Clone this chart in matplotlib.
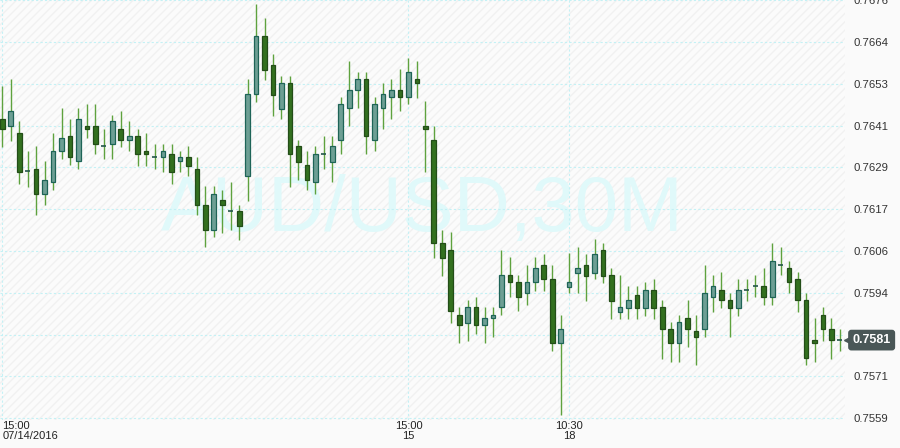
import matplotlib
matplotlib.use("Agg")
import matplotlib.pyplot as plt
import matplotlib.transforms as mtransforms
from matplotlib.patches import Rectangle
import numpy as np

# AUD/USD 30 minute candles, 07/14/2016 15:00 onwards
opens = [0.76428, 0.76406, 0.76389, 0.76280, 0.76288, 0.76218, 0.76249, 0.76338, 0.76378, 0.76308,
         0.76408, 0.76408, 0.76350, 0.76358, 0.76400, 0.76369, 0.76378, 0.76338, 0.76319, 0.76319,
         0.76330, 0.76308, 0.76319, 0.76288, 0.76187, 0.76117, 0.76199, 0.76168, 0.76168, 0.76266,
         0.76498, 0.76660, 0.76579, 0.76456, 0.76529, 0.76350, 0.76299, 0.76249, 0.76330, 0.76305,
         0.76369, 0.76459, 0.76509, 0.76540, 0.76369, 0.76459, 0.76489, 0.76509, 0.76489, 0.76540,
         0.76408, 0.76369, 0.76078, 0.76059, 0.75877, 0.75855, 0.75899, 0.75849, 0.75869, 0.75899,
         0.75989, 0.75969, 0.75938, 0.75969, 0.76017, 0.75978, 0.75799, 0.75955, 0.75994, 0.76017,
         0.75994, 0.76059, 0.75989, 0.75885, 0.75897, 0.75933, 0.75897, 0.75947, 0.75899, 0.75838,
         0.75799, 0.75869, 0.75832, 0.75838, 0.75927, 0.75947, 0.75919, 0.75897, 0.75947, 0.75958,
         0.75958, 0.75927, 0.76017, 0.76008, 0.75978, 0.75919, 0.75807, 0.75877, 0.75838, 0.75807]
highs = [0.76520, 0.76540, 0.76420, 0.76338, 0.76350, 0.76308, 0.76389, 0.76459, 0.76428, 0.76459,
         0.76470, 0.76470, 0.76400, 0.76439, 0.76448, 0.76420, 0.76400, 0.76389, 0.76358, 0.76358,
         0.76358, 0.76338, 0.76350, 0.76319, 0.76238, 0.76238, 0.76229, 0.76249, 0.76187, 0.76540,
         0.76750, 0.76710, 0.76610, 0.76548, 0.76548, 0.76369, 0.76338, 0.76350, 0.76378, 0.76378,
         0.76489, 0.76590, 0.76559, 0.76559, 0.76489, 0.76529, 0.76540, 0.76568, 0.76599, 0.76590,
         0.76478, 0.76408, 0.76117, 0.76109, 0.75899, 0.75919, 0.75927, 0.75899, 0.75899, 0.76059,
         0.76039, 0.75989, 0.76017, 0.76039, 0.76048, 0.76017, 0.75877, 0.76050, 0.76067, 0.76048,
         0.76090, 0.76078, 0.76008, 0.75989, 0.75958, 0.75958, 0.75969, 0.75978, 0.75919, 0.75857,
         0.75877, 0.75919, 0.75877, 0.76017, 0.75989, 0.75997, 0.75938, 0.75978, 0.75978, 0.75989,
         0.76008, 0.76078, 0.76067, 0.76028, 0.75997, 0.75938, 0.75869, 0.75899, 0.75869, 0.75838]
lows = [0.76347, 0.76366, 0.76246, 0.76235, 0.76157, 0.76185, 0.76229, 0.76316, 0.76299, 0.76288,
        0.76375, 0.76330, 0.76316, 0.76316, 0.76347, 0.76336, 0.76296, 0.76296, 0.76288, 0.76277,
        0.76246, 0.76277, 0.76266, 0.76157, 0.76067, 0.76095, 0.76106, 0.76115, 0.76087, 0.76196,
        0.76475, 0.76537, 0.76436, 0.76428, 0.76235, 0.76255, 0.76227, 0.76218, 0.76288, 0.76249,
        0.76330, 0.76406, 0.76459, 0.76330, 0.76338, 0.76400, 0.76428, 0.76448, 0.76470, 0.76487,
        0.76277, 0.76036, 0.75986, 0.75855, 0.75799, 0.75804, 0.75824, 0.75799, 0.75815, 0.75877,
        0.75927, 0.75888, 0.75905, 0.75944, 0.75944, 0.75776, 0.75597, 0.75938, 0.75938, 0.75916,
        0.75978, 0.75966, 0.75866, 0.75866, 0.75866, 0.75866, 0.75874, 0.75866, 0.75754, 0.75745,
        0.75745, 0.75787, 0.75737, 0.75815, 0.75885, 0.75897, 0.75815, 0.75874, 0.75916, 0.75927,
        0.75905, 0.75905, 0.75989, 0.75938, 0.75885, 0.75737, 0.75745, 0.75804, 0.75754, 0.75776]
closes = [0.76400, 0.76448, 0.76277, 0.76280, 0.76218, 0.76257, 0.76338, 0.76375, 0.76319, 0.76428,
          0.76400, 0.76358, 0.76350, 0.76420, 0.76369, 0.76378, 0.76330, 0.76330, 0.76319, 0.76338,
          0.76277, 0.76319, 0.76296, 0.76185, 0.76117, 0.76218, 0.76185, 0.76168, 0.76126, 0.76498,
          0.76660, 0.76565, 0.76495, 0.76529, 0.76330, 0.76305, 0.76255, 0.76330, 0.76330, 0.76350,
          0.76470, 0.76509, 0.76540, 0.76378, 0.76470, 0.76498, 0.76509, 0.76489, 0.76559, 0.76529,
          0.76400, 0.76078, 0.76036, 0.75888, 0.75849, 0.75899, 0.75849, 0.75869, 0.75877, 0.75989,
          0.75969, 0.75927, 0.75969, 0.76008, 0.75978, 0.75799, 0.75838, 0.75969, 0.76008, 0.75986,
          0.76048, 0.75986, 0.75916, 0.75899, 0.75919, 0.75897, 0.75947, 0.75897, 0.75838, 0.75799,
          0.75857, 0.75838, 0.75815, 0.75938, 0.75958, 0.75919, 0.75897, 0.75947, 0.75947, 0.75958,
          0.75927, 0.76028, 0.76017, 0.75969, 0.75919, 0.75757, 0.75799, 0.75838, 0.75807, 0.75807]

price_ticks = [0.75588, 0.757052, 0.758224, 0.759396, 0.760568, 0.76174,
               0.762912, 0.764084, 0.765256, 0.766428, 0.7676]
# the 0.7582 label sits under the last-price box, so it is left blank
price_labels = ["0.7559", "0.7571", "", "0.7594", "0.7606", "0.7617",
                "0.7629", "0.7641", "0.7653", "0.7664", "0.7676"]
time_ticks = [0, 48, 67]
time_labels = ["15:00\n07/14/2016", "15:00\n15", "10:30\n18"]
last_label = "0.7581"

up_fill, up_edge = "#6d9f94", "#1e6457"
dn_fill, dn_edge = "#33701f", "#234d18"
wick_col = "#5ea23e"
grid_col = "#c4f1f5"

fig = plt.figure(figsize=(9, 4.48), dpi=100, facecolor="#fafafa")
ax = fig.add_axes([0, 28 / 448, 845 / 900, 420 / 448])
ax.set_facecolor("#fbfbfb")
ax.add_patch(Rectangle((0, 0), 1, 1, transform=ax.transAxes, facecolor="none",
                       hatch="////", edgecolor="#f1f1f1", lw=0, zorder=0))

ax.text(0.5, 0.5, "AUD/USD,30M", transform=ax.transAxes, ha="center", va="center",
        fontsize=56, family="Liberation Sans", color="#e0f9fa", zorder=0.5)

o = np.array(opens)
h = np.array(highs)
l = np.array(lows)
c = np.array(closes)
x = np.arange(len(o))
up = c > o
dn = c < o
flat = c == o

ax.vlines(x, l, h, color=wick_col, lw=1.0, zorder=2)
ax.bar(x[up], (c - o)[up], bottom=o[up], width=0.55, color=up_fill,
       edgecolor=up_edge, linewidth=0.9, zorder=3)
ax.bar(x[dn], (o - c)[dn], bottom=c[dn], width=0.55, color=dn_fill,
       edgecolor=dn_edge, linewidth=0.9, zorder=3)
ax.hlines(o[flat], x[flat] - 0.3, x[flat] + 0.3, color="#24564a", lw=1.2, zorder=3)

ax.set_xlim(-0.27, 99.6)
ax.set_ylim(0.75583, 0.767605)

ax.yaxis.tick_right()
ax.set_yticks(price_ticks)
ax.set_yticklabels(price_labels)
ax.set_xticks(time_ticks)
ax.set_xticklabels(time_labels)
for lab in ax.get_xticklabels():
    lab.set_multialignment("center")
first = ax.get_xticklabels()[0]
first.set_horizontalalignment("left")
first.set_multialignment("left")
ax.tick_params(axis="y", length=0, pad=6, labelsize=8.2, labelcolor="#333333")
ax.tick_params(axis="x", length=0, pad=1, labelsize=8, labelcolor="#222222")
for lab in ax.get_xticklabels() + ax.get_yticklabels():
    lab.set_family("Liberation Sans")
    lab.set_linespacing(0.95)

ax.grid(True, color=grid_col, linestyle=(0, (2, 2)), lw=0.8, zorder=1)
ax.set_axisbelow(True)
for s in ax.spines.values():
    s.set_visible(False)

# last price marker
trans = mtransforms.blended_transform_factory(ax.transAxes, ax.transData)
box_col = "#4a5757"
ax.plot([1.003], [c[-1]], marker="<", ms=6, color=box_col, transform=trans, clip_on=False, zorder=5)
ax.text(1.0089, c[-1], last_label, transform=trans, ha="left", va="center",
        fontsize=9, fontweight="bold", color="white", family="Liberation Sans",
        bbox=dict(boxstyle="round,pad=0.35,rounding_size=0.25", fc=box_col, ec="none"),
        zorder=6, clip_on=False)

fig.savefig("out.png", dpi=100, facecolor=fig.get_facecolor())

· · · · · · ·

* **EXERCISE DESCRIPTION**: Without the pictures, return the listing above from its first line through the line that has "import numpy as np".

* **CORRECT ANSWER**:
Clone this chart in matplotlib.
import matplotlib
matplotlib.use("Agg")
import matplotlib.pyplot as plt
import matplotlib.transforms as mtransforms
from matplotlib.patches import Rectangle
import numpy as np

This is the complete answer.